To be done
Exactly repeat the material, dropping every picture from the copy.

──────── Raw data ────────

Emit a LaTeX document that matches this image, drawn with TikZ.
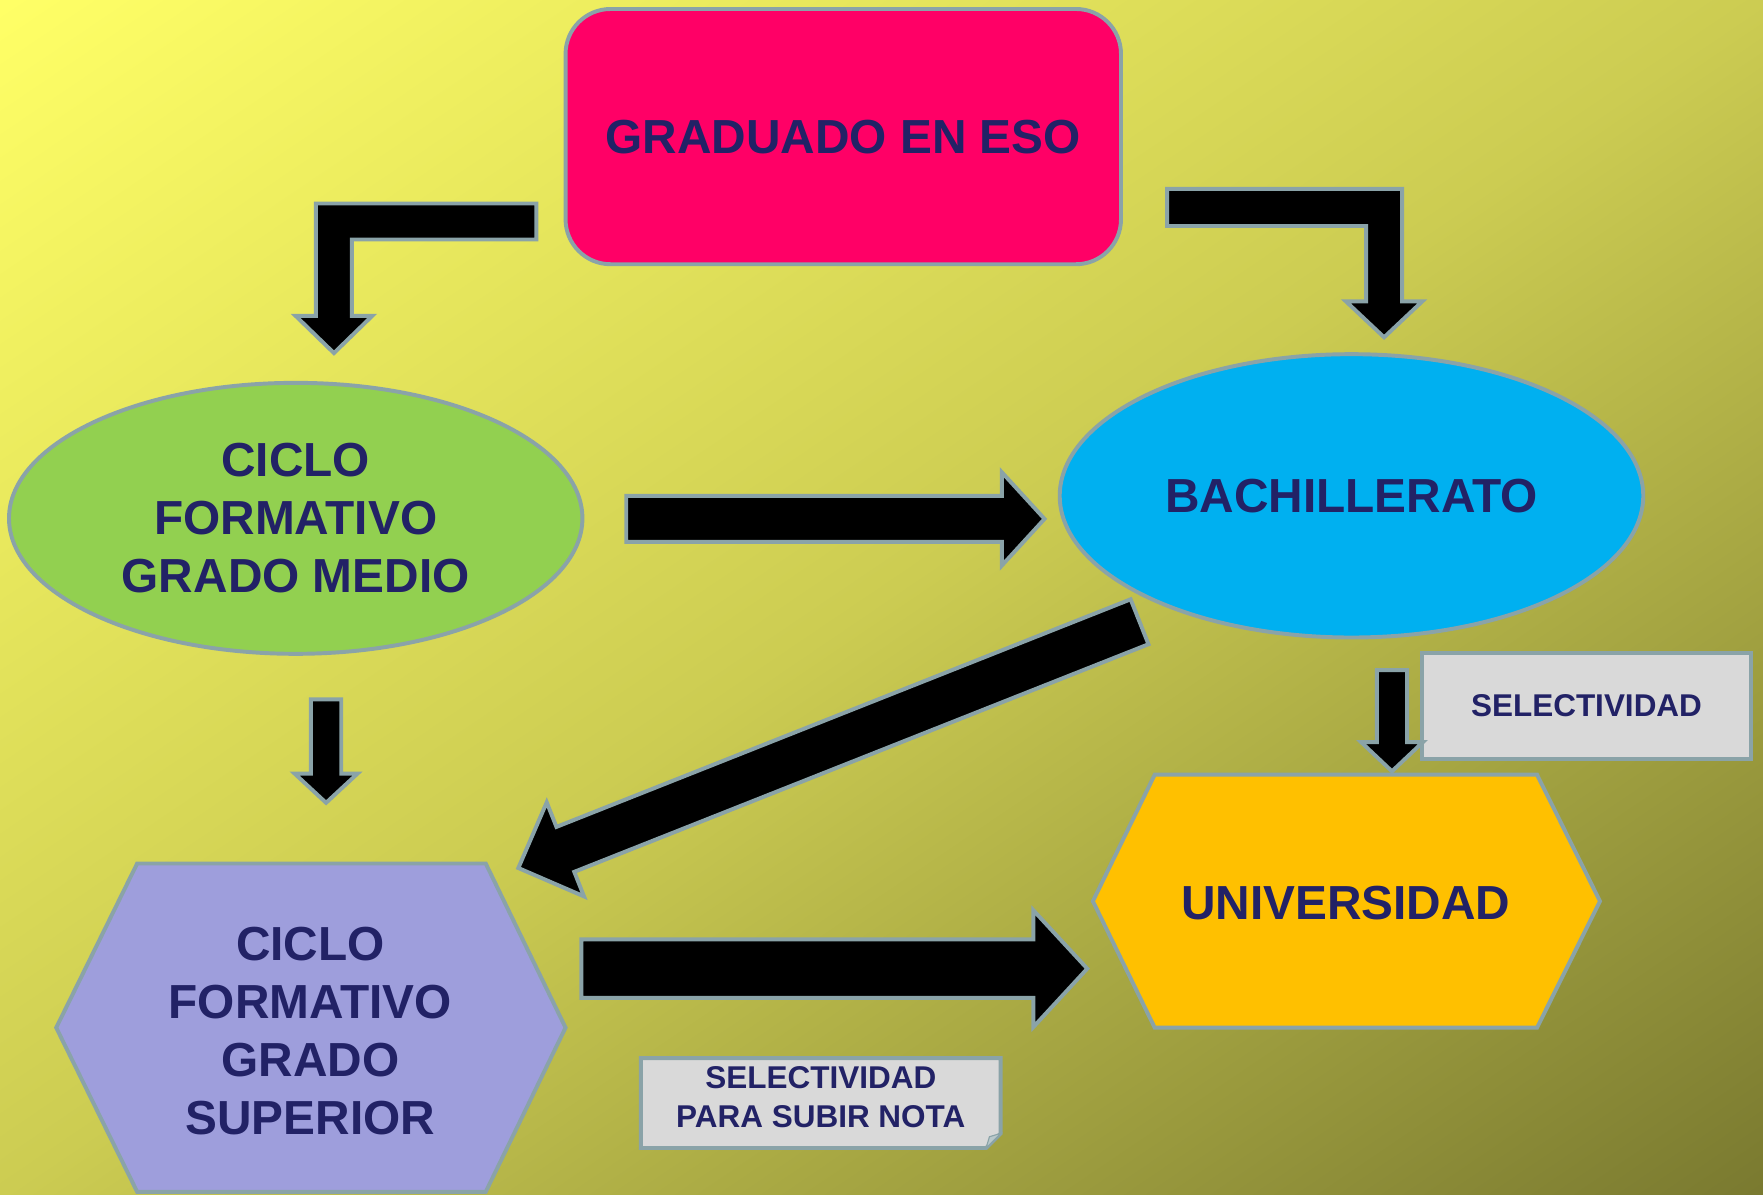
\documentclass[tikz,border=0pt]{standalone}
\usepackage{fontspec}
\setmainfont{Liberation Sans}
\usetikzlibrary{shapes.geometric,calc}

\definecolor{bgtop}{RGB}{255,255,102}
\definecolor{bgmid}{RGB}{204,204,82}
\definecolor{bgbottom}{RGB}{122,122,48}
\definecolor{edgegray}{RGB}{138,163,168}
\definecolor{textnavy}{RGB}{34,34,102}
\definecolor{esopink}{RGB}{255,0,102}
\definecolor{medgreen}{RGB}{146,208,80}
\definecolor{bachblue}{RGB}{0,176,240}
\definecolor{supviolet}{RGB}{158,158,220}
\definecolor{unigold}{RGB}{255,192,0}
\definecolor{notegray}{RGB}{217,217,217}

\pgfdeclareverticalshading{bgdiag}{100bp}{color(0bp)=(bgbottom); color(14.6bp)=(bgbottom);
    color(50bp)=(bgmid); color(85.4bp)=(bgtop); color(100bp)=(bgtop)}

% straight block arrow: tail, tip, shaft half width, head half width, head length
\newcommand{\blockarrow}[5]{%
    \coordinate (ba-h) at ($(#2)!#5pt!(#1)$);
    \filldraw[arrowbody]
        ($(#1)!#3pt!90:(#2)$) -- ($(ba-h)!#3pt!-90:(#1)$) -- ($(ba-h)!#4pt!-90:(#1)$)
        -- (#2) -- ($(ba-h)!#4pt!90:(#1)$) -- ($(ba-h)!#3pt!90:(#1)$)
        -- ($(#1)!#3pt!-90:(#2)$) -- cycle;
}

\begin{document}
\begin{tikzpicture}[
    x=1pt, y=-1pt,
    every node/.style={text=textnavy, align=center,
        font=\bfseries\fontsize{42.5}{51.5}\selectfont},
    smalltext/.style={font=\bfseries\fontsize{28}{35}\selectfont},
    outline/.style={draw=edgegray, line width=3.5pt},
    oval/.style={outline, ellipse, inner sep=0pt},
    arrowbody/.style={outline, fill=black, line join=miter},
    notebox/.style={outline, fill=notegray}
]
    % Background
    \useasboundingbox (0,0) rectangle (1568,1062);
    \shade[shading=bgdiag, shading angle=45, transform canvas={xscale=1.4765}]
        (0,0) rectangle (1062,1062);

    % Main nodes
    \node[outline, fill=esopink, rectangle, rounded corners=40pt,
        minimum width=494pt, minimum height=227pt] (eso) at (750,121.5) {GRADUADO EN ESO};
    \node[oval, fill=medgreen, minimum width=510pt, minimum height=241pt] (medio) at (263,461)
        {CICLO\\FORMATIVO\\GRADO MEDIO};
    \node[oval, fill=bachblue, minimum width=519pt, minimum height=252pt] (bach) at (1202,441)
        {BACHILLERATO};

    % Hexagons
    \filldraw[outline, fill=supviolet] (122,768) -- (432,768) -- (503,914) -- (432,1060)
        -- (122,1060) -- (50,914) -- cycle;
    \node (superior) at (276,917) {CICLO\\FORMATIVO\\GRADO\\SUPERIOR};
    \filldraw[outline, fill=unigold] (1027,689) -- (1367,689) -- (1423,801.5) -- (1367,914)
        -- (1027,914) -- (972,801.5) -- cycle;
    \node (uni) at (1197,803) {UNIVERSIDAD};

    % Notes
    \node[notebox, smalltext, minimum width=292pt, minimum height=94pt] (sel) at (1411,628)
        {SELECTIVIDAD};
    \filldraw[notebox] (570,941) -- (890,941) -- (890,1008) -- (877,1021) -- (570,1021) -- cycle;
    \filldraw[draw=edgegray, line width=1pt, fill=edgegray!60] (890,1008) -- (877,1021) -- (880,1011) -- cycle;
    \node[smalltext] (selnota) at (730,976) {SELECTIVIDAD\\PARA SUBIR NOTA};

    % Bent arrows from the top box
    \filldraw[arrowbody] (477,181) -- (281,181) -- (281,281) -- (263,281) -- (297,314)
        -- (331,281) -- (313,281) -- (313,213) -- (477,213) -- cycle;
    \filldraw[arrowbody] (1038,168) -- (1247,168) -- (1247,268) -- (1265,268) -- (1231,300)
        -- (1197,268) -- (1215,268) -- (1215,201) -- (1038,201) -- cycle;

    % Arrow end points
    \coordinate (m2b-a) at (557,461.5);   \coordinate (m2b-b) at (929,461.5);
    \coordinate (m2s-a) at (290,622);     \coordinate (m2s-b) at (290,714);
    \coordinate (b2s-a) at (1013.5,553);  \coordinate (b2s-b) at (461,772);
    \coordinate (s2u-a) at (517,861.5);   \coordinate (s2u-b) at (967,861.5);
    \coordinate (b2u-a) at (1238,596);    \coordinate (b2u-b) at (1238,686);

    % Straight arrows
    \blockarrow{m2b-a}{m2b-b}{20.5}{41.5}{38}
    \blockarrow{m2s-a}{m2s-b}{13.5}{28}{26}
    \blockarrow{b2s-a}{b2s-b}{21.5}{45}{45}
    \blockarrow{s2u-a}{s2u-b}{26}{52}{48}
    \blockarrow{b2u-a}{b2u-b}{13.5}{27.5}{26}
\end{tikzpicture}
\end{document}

────────

Result of this task
Emit a LaTeX document that matches this image, drawn with TikZ.
\documentclass[tikz,border=0pt]{standalone}
\usepackage{fontspec}
\setmainfont{Liberation Sans}
\usetikzlibrary{shapes.geometric,calc}

\definecolor{bgtop}{RGB}{255,255,102}
\definecolor{bgmid}{RGB}{204,204,82}
\definecolor{bgbottom}{RGB}{122,122,48}
\definecolor{edgegray}{RGB}{138,163,168}
\definecolor{textnavy}{RGB}{34,34,102}
\definecolor{esopink}{RGB}{255,0,102}
\definecolor{medgreen}{RGB}{146,208,80}
\definecolor{bachblue}{RGB}{0,176,240}
\definecolor{supviolet}{RGB}{158,158,220}
\definecolor{unigold}{RGB}{255,192,0}
\definecolor{notegray}{RGB}{217,217,217}

\pgfdeclareverticalshading{bgdiag}{100bp}{color(0bp)=(bgbottom); color(14.6bp)=(bgbottom);
    color(50bp)=(bgmid); color(85.4bp)=(bgtop); color(100bp)=(bgtop)}

% straight block arrow: tail, tip, shaft half width, head half width, head length
\newcommand{\blockarrow}[5]{%
    \coordinate (ba-h) at ($(#2)!#5pt!(#1)$);
    \filldraw[arrowbody]
        ($(#1)!#3pt!90:(#2)$) -- ($(ba-h)!#3pt!-90:(#1)$) -- ($(ba-h)!#4pt!-90:(#1)$)
        -- (#2) -- ($(ba-h)!#4pt!90:(#1)$) -- ($(ba-h)!#3pt!90:(#1)$)
        -- ($(#1)!#3pt!-90:(#2)$) -- cycle;
}

\begin{document}
\begin{tikzpicture}[
    x=1pt, y=-1pt,
    every node/.style={text=textnavy, align=center,
        font=\bfseries\fontsize{42.5}{51.5}\selectfont},
    smalltext/.style={font=\bfseries\fontsize{28}{35}\selectfont},
    outline/.style={draw=edgegray, line width=3.5pt},
    oval/.style={outline, ellipse, inner sep=0pt},
    arrowbody/.style={outline, fill=black, line join=miter},
    notebox/.style={outline, fill=notegray}
]
    % Background
    \useasboundingbox (0,0) rectangle (1568,1062);
    \shade[shading=bgdiag, shading angle=45, transform canvas={xscale=1.4765}]
        (0,0) rectangle (1062,1062);

    % Main nodes
    \node[outline, fill=esopink, rectangle, rounded corners=40pt,
        minimum width=494pt, minimum height=227pt] (eso) at (750,121.5) {GRADUADO EN ESO};
    \node[oval, fill=medgreen, minimum width=510pt, minimum height=241pt] (medio) at (263,461)
        {CICLO\\FORMATIVO\\GRADO MEDIO};
    \node[oval, fill=bachblue, minimum width=519pt, minimum height=252pt] (bach) at (1202,441)
        {BACHILLERATO};

    % Hexagons
    \filldraw[outline, fill=supviolet] (122,768) -- (432,768) -- (503,914) -- (432,1060)
        -- (122,1060) -- (50,914) -- cycle;
    \node (superior) at (276,917) {CICLO\\FORMATIVO\\GRADO\\SUPERIOR};
    \filldraw[outline, fill=unigold] (1027,689) -- (1367,689) -- (1423,801.5) -- (1367,914)
        -- (1027,914) -- (972,801.5) -- cycle;
    \node (uni) at (1197,803) {UNIVERSIDAD};

    % Notes
    \node[notebox, smalltext, minimum width=292pt, minimum height=94pt] (sel) at (1411,628)
        {SELECTIVIDAD};
    \filldraw[notebox] (570,941) -- (890,941) -- (890,1008) -- (877,1021) -- (570,1021) -- cycle;
    \filldraw[draw=edgegray, line width=1pt, fill=edgegray!60] (890,1008) -- (877,1021) -- (880,1011) -- cycle;
    \node[smalltext] (selnota) at (730,976) {SELECTIVIDAD\\PARA SUBIR NOTA};

    % Bent arrows from the top box
    \filldraw[arrowbody] (477,181) -- (281,181) -- (281,281) -- (263,281) -- (297,314)
        -- (331,281) -- (313,281) -- (313,213) -- (477,213) -- cycle;
    \filldraw[arrowbody] (1038,168) -- (1247,168) -- (1247,268) -- (1265,268) -- (1231,300)
        -- (1197,268) -- (1215,268) -- (1215,201) -- (1038,201) -- cycle;

    % Arrow end points
    \coordinate (m2b-a) at (557,461.5);   \coordinate (m2b-b) at (929,461.5);
    \coordinate (m2s-a) at (290,622);     \coordinate (m2s-b) at (290,714);
    \coordinate (b2s-a) at (1013.5,553);  \coordinate (b2s-b) at (461,772);
    \coordinate (s2u-a) at (517,861.5);   \coordinate (s2u-b) at (967,861.5);
    \coordinate (b2u-a) at (1238,596);    \coordinate (b2u-b) at (1238,686);

    % Straight arrows
    \blockarrow{m2b-a}{m2b-b}{20.5}{41.5}{38}
    \blockarrow{m2s-a}{m2s-b}{13.5}{28}{26}
    \blockarrow{b2s-a}{b2s-b}{21.5}{45}{45}
    \blockarrow{s2u-a}{s2u-b}{26}{52}{48}
    \blockarrow{b2u-a}{b2u-b}{13.5}{27.5}{26}
\end{tikzpicture}
\end{document}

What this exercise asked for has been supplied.